Kisah Pilu Miko, Sang Jurnalis Yang Nyaris Dikeroyok Oknum Kabid dan Pegawainya


Pena wartawan adalah sejarah terpenting yang kerap dipandang spele. Bukankah tugas mereka memang untuk menulis ? Sehingga tidak ada yang mencoba berefleksi dengan pemikiran intelek itu. Bila tanpa wartawan, sejarahpun akan berhenti bergulir.
SIKAP tak berkarakter dan arogansi ditunjukkan oleh seorang kepala bidang (Kabid) di dinas PUPR kota Sungaipenuh, Jambi.

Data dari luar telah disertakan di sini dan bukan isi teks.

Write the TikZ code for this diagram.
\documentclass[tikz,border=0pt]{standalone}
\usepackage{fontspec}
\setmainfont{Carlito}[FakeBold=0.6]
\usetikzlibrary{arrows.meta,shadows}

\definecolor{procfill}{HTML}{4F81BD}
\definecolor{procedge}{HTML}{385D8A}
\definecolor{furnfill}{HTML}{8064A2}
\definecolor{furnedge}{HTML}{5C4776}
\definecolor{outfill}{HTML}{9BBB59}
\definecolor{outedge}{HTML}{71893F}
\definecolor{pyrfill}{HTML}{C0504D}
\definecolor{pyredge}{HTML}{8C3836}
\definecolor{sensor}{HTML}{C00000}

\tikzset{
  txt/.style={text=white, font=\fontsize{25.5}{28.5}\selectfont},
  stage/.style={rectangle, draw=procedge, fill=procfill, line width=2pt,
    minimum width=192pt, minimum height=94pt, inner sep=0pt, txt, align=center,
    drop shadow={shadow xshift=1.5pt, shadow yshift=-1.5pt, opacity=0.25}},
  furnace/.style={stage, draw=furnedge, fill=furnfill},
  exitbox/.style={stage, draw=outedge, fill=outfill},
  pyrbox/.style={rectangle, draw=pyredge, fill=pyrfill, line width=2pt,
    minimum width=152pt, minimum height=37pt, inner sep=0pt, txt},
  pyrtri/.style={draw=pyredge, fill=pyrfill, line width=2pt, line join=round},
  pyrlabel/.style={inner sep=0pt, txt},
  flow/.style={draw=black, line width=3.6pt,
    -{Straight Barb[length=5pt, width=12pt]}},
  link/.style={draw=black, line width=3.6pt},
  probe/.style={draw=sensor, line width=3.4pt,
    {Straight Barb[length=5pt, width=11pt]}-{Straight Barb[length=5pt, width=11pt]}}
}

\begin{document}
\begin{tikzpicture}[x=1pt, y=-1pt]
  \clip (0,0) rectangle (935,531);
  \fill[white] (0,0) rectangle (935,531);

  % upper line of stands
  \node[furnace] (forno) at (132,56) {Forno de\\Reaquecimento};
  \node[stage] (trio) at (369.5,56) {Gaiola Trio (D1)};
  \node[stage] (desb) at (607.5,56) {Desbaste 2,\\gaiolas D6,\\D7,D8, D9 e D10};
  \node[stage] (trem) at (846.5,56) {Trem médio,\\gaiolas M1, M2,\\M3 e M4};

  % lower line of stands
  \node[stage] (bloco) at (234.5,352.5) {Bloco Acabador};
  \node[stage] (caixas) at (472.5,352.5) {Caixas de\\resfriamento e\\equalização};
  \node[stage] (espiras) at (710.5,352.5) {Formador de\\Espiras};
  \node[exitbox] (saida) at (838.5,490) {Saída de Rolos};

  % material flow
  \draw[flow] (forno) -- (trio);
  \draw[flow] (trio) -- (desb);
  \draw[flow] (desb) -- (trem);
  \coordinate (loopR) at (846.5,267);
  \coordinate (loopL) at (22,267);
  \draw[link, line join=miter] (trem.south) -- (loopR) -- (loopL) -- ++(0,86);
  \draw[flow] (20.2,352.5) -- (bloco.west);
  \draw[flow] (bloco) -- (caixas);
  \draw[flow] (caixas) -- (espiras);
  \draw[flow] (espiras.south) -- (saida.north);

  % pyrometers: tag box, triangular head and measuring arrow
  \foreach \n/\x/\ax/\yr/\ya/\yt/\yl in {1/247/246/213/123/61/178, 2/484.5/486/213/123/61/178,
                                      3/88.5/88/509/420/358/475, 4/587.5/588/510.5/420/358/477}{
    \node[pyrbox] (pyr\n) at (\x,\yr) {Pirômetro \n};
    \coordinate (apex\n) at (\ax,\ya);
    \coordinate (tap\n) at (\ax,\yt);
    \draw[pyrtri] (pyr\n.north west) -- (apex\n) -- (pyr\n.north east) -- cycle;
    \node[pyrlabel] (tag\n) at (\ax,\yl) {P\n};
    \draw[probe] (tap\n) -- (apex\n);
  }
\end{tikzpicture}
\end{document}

Saat ditemui wartawan yang hendak melakukan konfirmasi berita. Sang kabid bukannya menerima layaknya mitra secara terbuka, malahan menantang untuk berkelahi.
Ini dialami oleh wartawan Jambione.com untuk wilayah liputan kota Sungaipenuh, Miko Adri saat menemui Kabid Bina Marga Kota Sungaipenuh, Alex akrab sapaannya, pada Jumat, (13/12) seminggu yang lalu.

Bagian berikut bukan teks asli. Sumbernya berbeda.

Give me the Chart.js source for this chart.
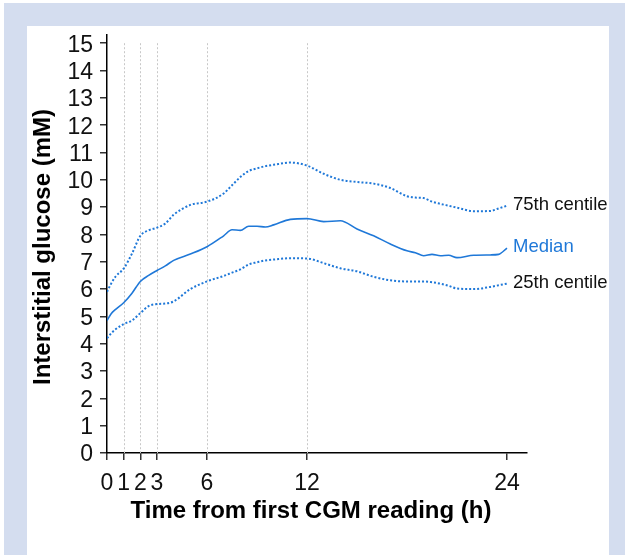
<!DOCTYPE html>
<html>
<head>
<meta charset="utf-8">
<script src="https://cdn.jsdelivr.net/npm/chart.js@4.4.0/dist/chart.umd.min.js"></script>
<style>
body { margin: 0; background: #fff; }
#frame { position: absolute; left: 4px; top: 3px; width: 621px; height: 552px; background: #d4ddef; }
#panel { position: absolute; left: 27px; top: 26px; width: 582px; height: 529px; background: #fff; }
#chart-1 { position: absolute; left: 0; top: 0; }
</style>
</head>
<body>
<div id="frame"></div>
<div id="panel"></div>
<canvas id="chart-1" width="625" height="555"></canvas>
<script>
// hours from first CGM reading
var times = [0, 0.25, 0.5, 1, 1.5, 2, 2.5, 3, 3.5, 4, 5, 6, 7, 7.5, 8, 8.5, 9, 9.5, 10, 11, 12,
             13, 14, 15, 16, 17, 18, 18.5, 19, 19.5, 20, 20.5, 21, 22, 23, 23.5, 24];

// interstitial glucose (mM)
var median = [4.85, 5.1, 5.25, 5.5, 5.85, 6.28, 6.5, 6.68, 6.85, 7.05, 7.28, 7.55, 7.95, 8.17, 8.15, 8.3, 8.3, 8.27, 8.35, 8.55, 8.58,
              8.47, 8.5, 8.2, 7.95, 7.65, 7.4, 7.33, 7.22, 7.27, 7.22, 7.24, 7.15, 7.24, 7.25, 7.27, 7.5];
var p75 = [5.9, 6.2, 6.45, 6.75, 7.3, 7.95, 8.15, 8.25, 8.4, 8.72, 9.08, 9.2, 9.5, 9.8, 10.1, 10.32, 10.42, 10.5, 10.55, 10.63, 10.52,
           10.22, 10.0, 9.92, 9.86, 9.7, 9.4, 9.35, 9.33, 9.2, 9.12, 9.05, 8.98, 8.85, 8.86, 8.95, 9.05];
var p25 = [4.2, 4.38, 4.52, 4.72, 4.85, 5.12, 5.38, 5.45, 5.47, 5.55, 6.0, 6.28, 6.48, 6.6, 6.72, 6.9, 6.98, 7.05, 7.08, 7.13, 7.12,
           6.95, 6.76, 6.65, 6.45, 6.32, 6.28, 6.28, 6.28, 6.25, 6.2, 6.12, 6.02, 6.0, 6.08, 6.14, 6.2];

var seriesNames = ['75th centile', 'Median', '25th centile'];
var xTicks = [0, 1, 2, 3, 6, 12, 24];
var gridTimes = [1, 2, 3, 6, 12];
var xTitle = 'Time from first CGM reading (h)';
var yTitle = 'Interstitial glucose (mM)';

var blue = '#1f78d8';
var font = '"Liberation Sans", Arial, sans-serif';

function pts(vals) {
    return times.map(function (t, i) { return { x: t, y: vals[i] }; });
}

var extras = {
    id: 'extras',
    beforeDatasetsDraw: function (chart) {
        var ctx = chart.ctx, xs = chart.scales.x, ys = chart.scales.y;
        ctx.save();
        ctx.strokeStyle = '#c8c8c8';
        ctx.lineWidth = 1;
        ctx.setLineDash([2, 2]);
        gridTimes.forEach(function (t) {
            var x = Math.round(xs.getPixelForValue(t)) + 0.5;
            ctx.beginPath();
            ctx.moveTo(x, ys.getPixelForValue(15));
            ctx.lineTo(x, ys.bottom);
            ctx.stroke();
        });
        ctx.restore();
    },
    afterDraw: function (chart) {
        var ctx = chart.ctx, xs = chart.scales.x, ys = chart.scales.y;
        ctx.save();
        // labels at the end of each line
        ctx.font = '18.5px ' + font;
        ctx.textAlign = 'left';
        ctx.textBaseline = 'middle';
        chart.data.datasets.forEach(function (ds, i) {
            var meta = chart.getDatasetMeta(i);
            var p = meta.data[meta.data.length - 1];
            ctx.fillStyle = i == 1 ? blue : '#111';
            ctx.fillText(ds.label, p.x + 6, p.y - 1);
        });
        // axis titles
        ctx.fillStyle = '#000';
        ctx.font = 'bold 24px ' + font;
        ctx.textAlign = 'center';
        ctx.textBaseline = 'alphabetic';
        ctx.fillText(xTitle, (xs.getPixelForValue(0) + xs.getPixelForValue(24)) / 2 + 4, ys.bottom + 65);
        ctx.translate(50, (ys.top + ys.bottom) / 2 + 3);
        ctx.rotate(-Math.PI / 2);
        ctx.fillText(yTitle, 0, 0);
        ctx.restore();
    }
};

var chartConfig = {
    type: 'line',
    data: {
        datasets: [{
            label: seriesNames[0],
            data: pts(p75),
            borderColor: blue,
            borderWidth: 2,
            borderDash: [2, 2],
            pointRadius: 0,
            cubicInterpolationMode: 'monotone'
        }, {
            label: seriesNames[1],
            data: pts(median),
            borderColor: blue,
            borderWidth: 1.6,
            pointRadius: 0,
            cubicInterpolationMode: 'monotone'
        }, {
            label: seriesNames[2],
            data: pts(p25),
            borderColor: blue,
            borderWidth: 2,
            borderDash: [2, 2],
            pointRadius: 0,
            cubicInterpolationMode: 'monotone'
        }]
    },
    options: {
        responsive: false,
        animation: false,
        devicePixelRatio: 1,
        layout: { padding: { left: 0, top: 35, right: 98, bottom: 0 } },
        plugins: { legend: { display: false }, tooltip: { enabled: false } },
        scales: {
            x: {
                type: 'linear',
                min: 0,
                max: 25.2,
                afterFit: function (scale) { scale.height = 102; },
                afterBuildTicks: function (scale) {
                    scale.ticks = xTicks.map(function (v) { return { value: v }; });
                },
                ticks: {
                    autoSkip: false,
                    maxRotation: 0,
                    padding: 10,
                    color: '#111',
                    font: { family: font, size: 23 }
                },
                grid: { drawOnChartArea: false, drawTicks: true, tickLength: 7, color: '#333', lineWidth: 1.5 },
                border: { display: true, color: '#000', width: 1.5 }
            },
            y: {
                min: 0,
                max: 15.3,
                afterFit: function (scale) { scale.width = 107; },
                ticks: {
                    stepSize: 1,
                    autoSkip: false,
                    includeBounds: false,
                    padding: 7,
                    labelOffset: 2,
                    color: '#111',
                    font: { family: font, size: 23 }
                },
                grid: { drawOnChartArea: false, drawTicks: true, tickLength: 7, color: '#333', lineWidth: 1.5 },
                border: { display: true, color: '#000', width: 1.5 }
            }
        }
    },
    plugins: [extras]
};

var glucoseChart = new Chart(document.getElementById('chart-1'), chartConfig);
</script>
</body>
</html>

Ditemui untuk konfirmasi berita terkait pembangunan proyek yang sudah digali tapi belum dikerjakan dikampungnya, desa Sungai Jeruang, Kec. Pondok Tinggi, e..malah diajak duel oleh sang kabid dan gerombolan anak buahnya.
Awalnya Miko tidak menduga akan mendapat tantangan duel dari sang kabid, Soalnya Miko selama ini merasa hubungannya baik-baik saja.
Namun entah kenapa tiba-tiba sang kabid naik pitam tatkala ditanya terkait proyek drainase di kampungnya itu, yang sudah digali tapi tak kunjung dikerjakan.
Tanpa basa-basi dan pandang bulu, sang kabid itupun langsung membentak, sembari tangannya mengangkat gelas minumannya, lalu menghempaskan ke meja hingga tumpah ruah dengan emosi yang meluap-luap.
Melihat sang kabid sudah naik emosi berapi-api, untuk menghindari hal yang tak di inginkan, Miko pun mencoba tenang sambil bergegas ingin meninggalkan perbincangannya dengan sang kabid.
Rupanya tak sampai disitu, pegawai Bina Marga yang merupakan staf Alex ikut menyusul Miko wartawan Jambione.com itu, hingga ke halaman kantor PUPR dan mengancam ingin berkelahi.
Bahkan gaya “Preman” tersebut ditunjukkan sang kabid dan stafnya dihadapan pegawai lainnya dilingkungan dinas tersebut.
Namun Miko Adri, wartawan Jambione.com tidak serta merta melayani tawaran duel sang kabid, dan pegawai Bina Marga yang sok jagoan itu.
Karena niat kedatangannya untuk konfirmasi keperluan berita bukan untuk adu otot seperti ajakan sang kabid.
Karena sikap emosi dan arogansi tersebut, si wartawan Miko itu pun merasa ketakutan dan berniat ingin cepat-cepat meninggalkan kantor PU itu.
Dikisahkan Miko, (20/12) wartawan yang bernasib malang seketika itu. Wajar saja dirinya mempertanyakan soal proyek drainase yang tepat berada di depan rumahnya.
Soalnya lokasi pengerjaan proyek sudah digali tapi tak kunjung dikerjakan. Sementara jembatan untuk masuk kehalaman rumah-rumah warga sekitar sudah terlanjur dirobohkan.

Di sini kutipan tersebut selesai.